Technically, the installation of those FPGAs in the Servan nodes has the following characteristics:

  • JTAG
    • JTAG programming is provided on Xilinx Alveo U200 via a USB port on the card. In the Grid'5000 installation, it is cabled back to the hosting machine itself. Thus, programming the FPGA hosted e.g. in servan-1 can be done (e.g. with Vivado) from e.g. servan-1 itself.
  • Ethernet ports
    • Both Ethernet ports of each FPGA are cabled to the site network along with all servers of the site.
      Grenoble site network
    • The FPGA ethernet ports are not shown as NICs in the operating system of the hosting machine (unless FPGA is programmed as to do so).
    • Ports are cabled to 100Gbps ports on Grenoble site router/switch. Switch ports are configured with Auto-Negotiation disabled and Speed forced to 100Gbps (not working otherwise, as far as we tested).
    • Kavlan is supported on the FPGA Ethernet ports just like any NIC of a server of the site (including the servan servers' own NICs). FPGA ports are named servan-1-fpga0, servan-1-fpga1, servan-2-fpga0, servan-2-fpga1 in kavlan. IP addresses are provided via DHCP to the FPGA ports in kavlan where the DHCP service is available.
    • Note: using the 100Gbps capability of the FPGA ports requires acquiring a free-of-charge Xilinx licence.
  • Wattmeter
    • Each servan node energy consumption is measured by a wattmeter. Measures are available in Kwollect. (Work-in-progress)
    • Energy consumption can also be retrieved using Xilinx tools (e.g. xbutil, xbtop) from the host operating system when the FPGA is running XRT (see below).
  • Licenses
    • FPGA software stack, IP, etc are subject to licenses (EULA to be signed, etc). See Xilinx FAQ. Grid'5000 does not provide licenses. It is let to the end-user to obtain the required licenses (some are free of charge).

Using the FPGA

Programming

FPGA can be used in serval ways:

  • either using higher-level abstractions, e.g. using Xilinx's Vitis.
  • or using lower-level abstractions, e.g. using Xilinx's Vivado.

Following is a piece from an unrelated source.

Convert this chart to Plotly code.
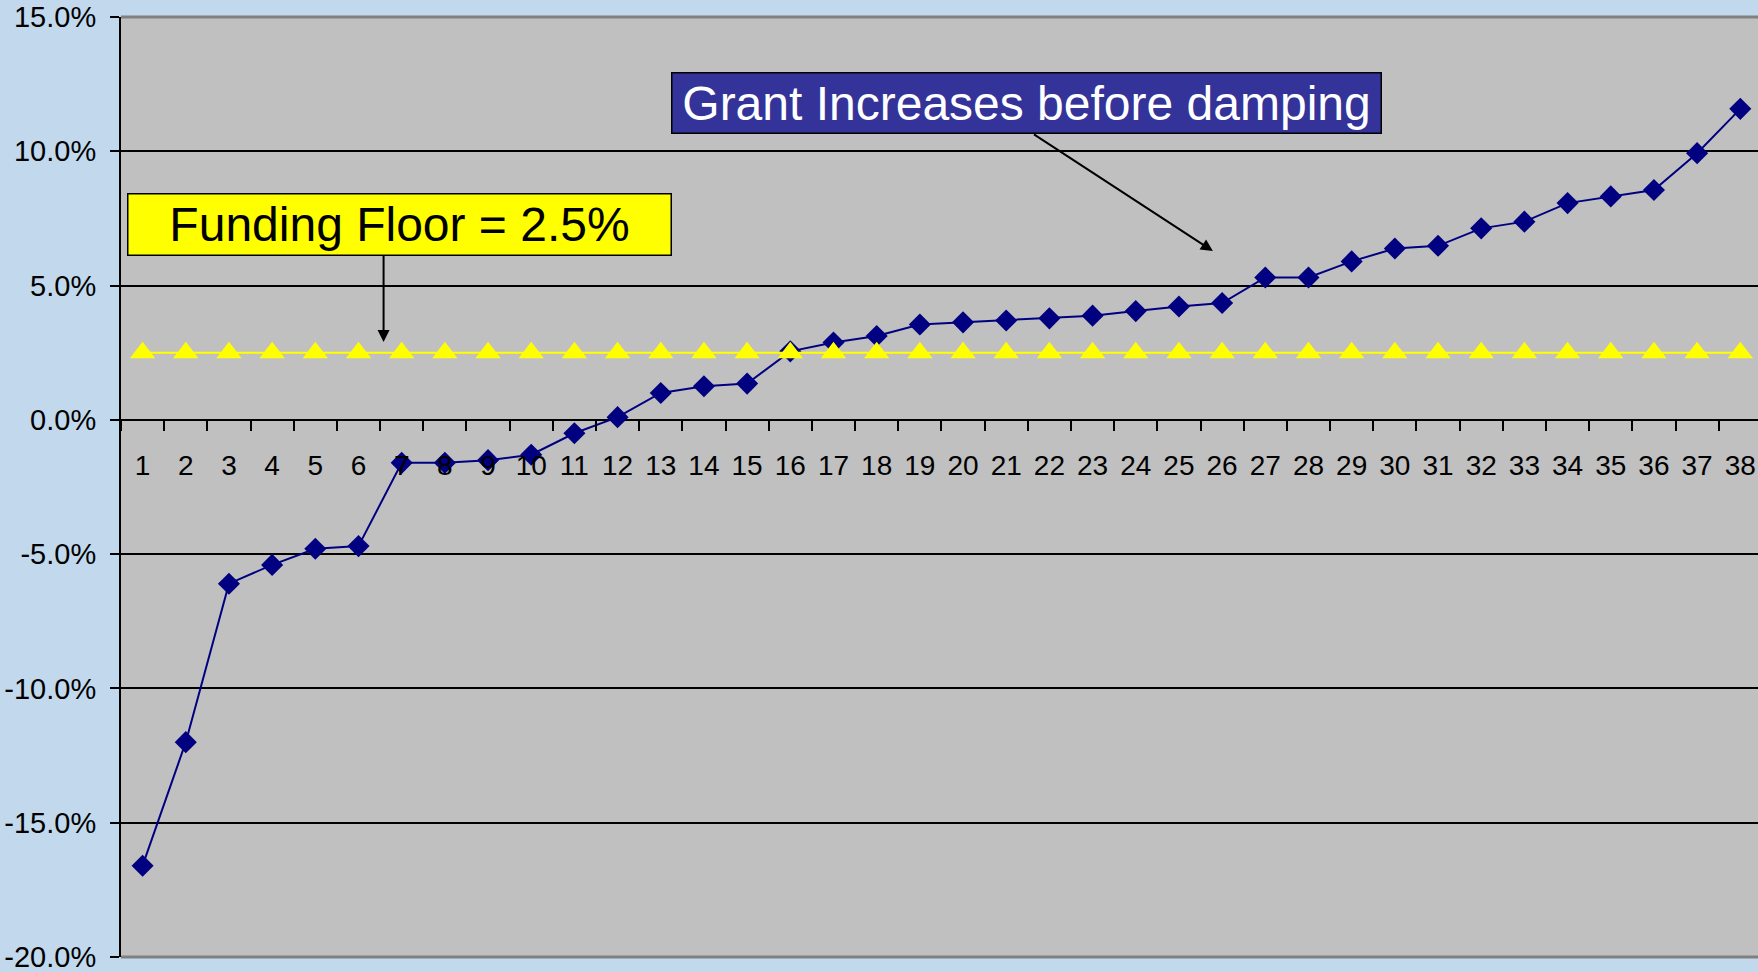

When used with the higher level abstractions with Vitis, the FPGA card is managed by the XRT framework, and the card shows as a datacenter accelerator card. However, it is sometimes necessary to program the card at a lower level, such as for instance becoming a network card (NIC). In such a case, the card is fully reprogrammed, so that even its PCI id changes. Hence users have to decide at what level they want to program the FPGA.

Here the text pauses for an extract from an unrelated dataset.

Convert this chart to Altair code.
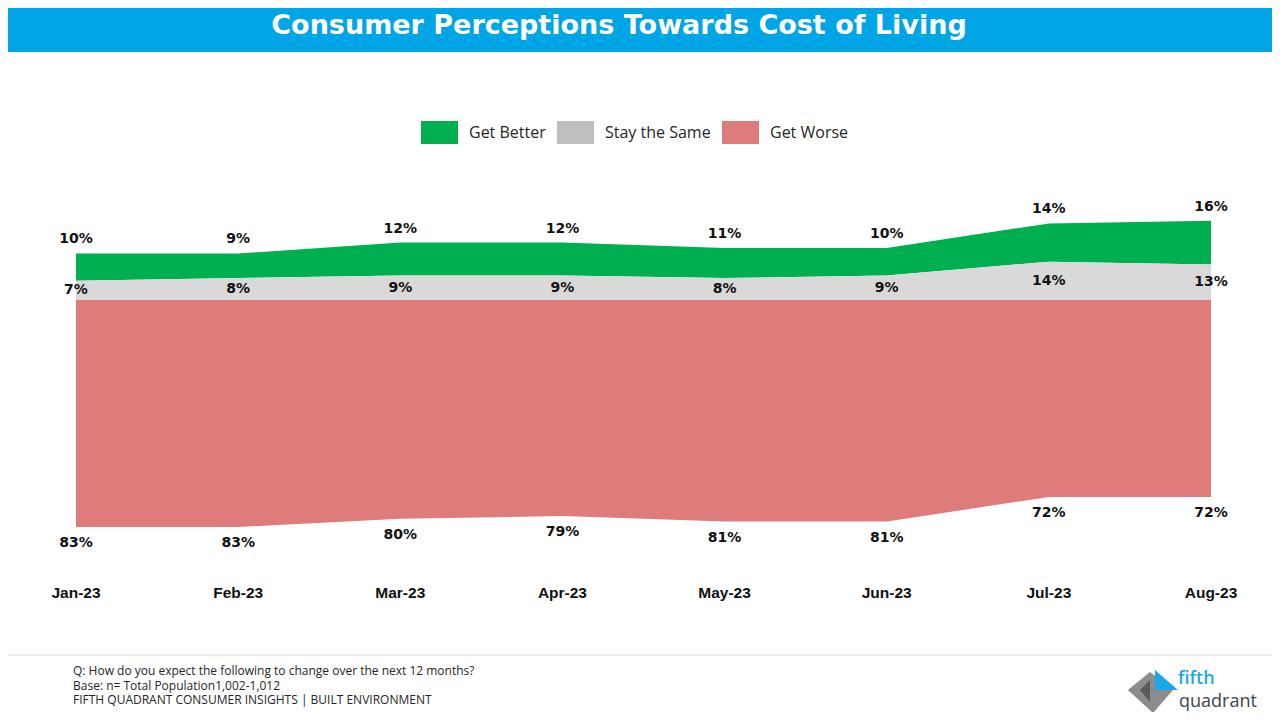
import altair as alt
import pandas as pd

# ---------------- data ----------------
months = ["Jan-23", "Feb-23", "Mar-23", "Apr-23", "May-23", "Jun-23", "Jul-23", "Aug-23"]
get_better = [10, 9, 12, 12, 11, 10, 14, 16]
stay_same = [7, 8, 9, 9, 8, 9, 14, 13]
get_worse = [83, 83, 80, 79, 81, 81, 72, 72]
series_names = ["Get Better", "Stay the Same", "Get Worse"]
stack_rank = {"Get Worse": 0, "Stay the Same": 1, "Get Better": 2}
area_colors = ["#00B050", "#D9D9D9", "#E07B7B"]
legend_colors = ["#00B050", "#BFBFBF", "#E07B7B"]
title_text = "Consumer Perceptions Towards Cost of Living"
footer_lines = [
    "Q: How do you expect the following to change over the next 12 months?",
    "Base: n= Total Population1,002-1,012",
    "FIFTH QUADRANT CONSUMER INSIGHTS | BUILT ENVIRONMENT",
]

rows = []
for i, m in enumerate(months):
    for name, vals in (("Get Better", get_better), ("Stay the Same", stay_same), ("Get Worse", get_worse)):
        rows.append({"month": m, "series": name, "value": vals[i], "rank": stack_rank[name]})
df = pd.DataFrame(rows)

W, H = 1264, 704
x_scale = alt.Scale(type="point", domain=months, range=[68, 1203], padding=0)
y_scale = alt.Scale(domain=[-150.64, 106.76], nice=False, zero=False)

base = (
    alt.Chart(df)
    .transform_calculate(
        signed="datum.series === 'Get Worse' ? -datum.value : datum.value",
        label="datum.value + '%'",
    )
    .transform_stack(
        stack="signed",
        groupby=["month"],
        as_=["y0", "y1"],
        sort=[alt.SortField("rank", order="ascending")],
    )
    .transform_calculate(mid="(datum.y0 + datum.y1) / 2")
)

X = alt.X("month:O", scale=x_scale, axis=None)

area = base.mark_area(interpolate="linear").encode(
    x=X,
    y=alt.Y("y0:Q", scale=y_scale, axis=None),
    y2="y1:Q",
    color=alt.Color("series:N", scale=alt.Scale(domain=series_names, range=area_colors), legend=None),
)

lbl_props = dict(font="DejaVu Sans", fontSize=14, fontWeight="bold", color="#111111", baseline="middle", align="center")

better_lbl = base.transform_filter("datum.series === 'Get Better'").mark_text(dy=-14, **lbl_props).encode(
    x=X, y=alt.Y("y1:Q", scale=y_scale, axis=None), text="label:N"
)
same_lbl = base.transform_filter("datum.series === 'Stay the Same'").mark_text(dy=0, **lbl_props).encode(
    x=X, y=alt.Y("mid:Q", scale=y_scale, axis=None), text="label:N"
)
worse_lbl = base.transform_filter("datum.series === 'Get Worse'").mark_text(dy=16, **lbl_props).encode(
    x=X, y=alt.Y("y1:Q", scale=y_scale, axis=None), text="label:N"
)

month_df = pd.DataFrame({"month": months})
month_lbl = alt.Chart(month_df).mark_text(
    font="Liberation Sans", fontSize=15.5, fontWeight="bold", color="#111111", baseline="middle", align="center"
).encode(x=X, y=alt.value(585), text="month:N")

# legend (driven by the colour scale domain, empty data)
legend_layer = alt.Chart(df).transform_filter("false").mark_square(opacity=1).encode(
    color=alt.Color(
        "series:N",
        scale=alt.Scale(domain=series_names, range=legend_colors),
        legend=alt.Legend(
            orient="none",
            legendX=413,
            legendY=106,
            direction="horizontal",
            title=None,
            symbolType="M-1,-0.62H1V0.62H-1Z",
            symbolSize=1369,
            symbolStrokeWidth=0,
            symbolOpacity=1,
            labelFont="Open Sans",
            labelFontSize=16,
            labelColor="#262626",
            labelOffset=11,
            columnPadding=11,
            padding=0,
        ),
    )
)

title_df = pd.DataFrame({"title": [title_text]})
banner = alt.Chart(title_df).mark_rect(color="#00A5E6").encode(
    x=alt.value(0), x2=alt.value(W), y=alt.value(0), y2=alt.value(44)
)
title = alt.Chart(title_df).mark_text(
    font="DejaVu Sans", fontSize=27, fontWeight="bold", color="white", align="center", baseline="alphabetic"
).encode(x=alt.value(611), y=alt.value(25.5), text="title:N")

one = pd.DataFrame({"a": [0]})
sep = alt.Chart(one).mark_rule(color="#D9D9D9", strokeWidth=1).encode(
    x=alt.value(0), x2=alt.value(W), y=alt.value(647)
)
footer = alt.Chart(one).mark_text(
    text=footer_lines, font="Open Sans", fontSize=12, color="#262626", align="left", baseline="top", lineHeight=14.5
).encode(x=alt.value(65), y=alt.value(658))

logo_gray = alt.Chart(one).mark_point(
    shape="M-22,-2L0,-20L23,-2L3,21Z", size=4, filled=True, fill="#8C8C8C", opacity=1, strokeWidth=0
).encode(x=alt.value(1142), y=alt.value(684))
logo_dark = alt.Chart(one).mark_point(
    shape="M-10,-2L0,-12L0,10Z", size=4, filled=True, fill="#5A5A5A", opacity=1, strokeWidth=0
).encode(x=alt.value(1142), y=alt.value(684))
logo_blue = alt.Chart(one).mark_point(
    shape="M-11,-11L12,9L-11,9Z", size=4, filled=True, fill="#1AA9E8", opacity=1, strokeWidth=0
).encode(x=alt.value(1158), y=alt.value(673))
logo_fifth = alt.Chart(one).mark_text(
    text="fifth", font="Open Sans", fontSize=18, fontWeight=600, color="#1AA9E8", align="left", baseline="alphabetic"
).encode(x=alt.value(1170), y=alt.value(676))
logo_quad = alt.Chart(one).mark_text(
    text="quadrant", font="Open Sans", fontSize=18, color="#3D4350", align="left", baseline="alphabetic"
).encode(x=alt.value(1171), y=alt.value(699))

chart = (
    alt.layer(
        banner, title, area, better_lbl, same_lbl, worse_lbl, month_lbl, legend_layer,
        sep, footer, logo_gray, logo_dark, logo_blue, logo_fifth, logo_quad,
    )
    .resolve_scale(color="independent")
    .properties(width=W, height=H, autosize=alt.AutoSizeParams(type="none"), padding=0, background="white")
    .configure_view(stroke=None)
)

chart.save("out.html", embed_options={"renderer": "svg", "actions": False})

Regarding the programming of the operations of the FPGA (i.e. deploying a program on the FPGA) with Vivado, several options are also available:

  • Via PCI-e.
    • PCI-e programming may not be available as it requires the FPGA to possibly already operate PCI-e support for programming.
  • Via JTAG, by flashing the program on the board-embedded non-volatile memory that lives beside the FPGA (using a .mcs file).
    • Flashing the non-volatile memory requires a subsequent cold reboot of the hosting server to make the FPGA utilize the flashed program. It makes the programming persistent, which means flashing a factory golden image will be required to revert the FPGA to its original operating mode.
  • Via JTAG, directly in the FPGA's volatile memory (using a bitstream, .bit file).
    • By programming the volatile memory, the FPGA will run the program straight away. A warm reboot may be required to make a program (e.g. if modifying the PCI-e) functional. A cold reboot will revert the FPGA to run the program installed in the non-volatile memory of the board.

As a result, it is strongly recommended to prefer programming the FPGA via JTAG in the VOLATILE memory, so that the new programming is NOT persistent, and the FPGA returns back to its default operating mode after a cold reboot, typically after the reservation/job.

FPGA software stack

The servan nodes just like all Grid'5000 nodes are running Debian stable by default. No support is provided in that default operating system environment.

AMD/Xilinx supports a limited list of OS to operate the FPGA, see here. A kadeploy Ubuntu 20.04 image is provided by Pierre Neyron, which includes the Xilinx tools. Anyone may deploy it using:

kadeploy -u pneyron -e ubuntu2004-fpga

That ubuntu2004-fpga system environment is built using a kameleon recipe available in https://gitlab.inria.fr/neyron/ubuntu2004-fpga.

Because of the high disk space required (~50GB), Vitis and Vivado are installed on a NFS shared storage (/tools/ in the deployed Ubuntu system). Those tools are subject to end-user license agreements (EULA). Access to the tools in the NFS shared storage can be requested to Pierre Neyron.

Developping code for the FPGA

Getting help on how to code a program for the FPGA is out of the scope of this document.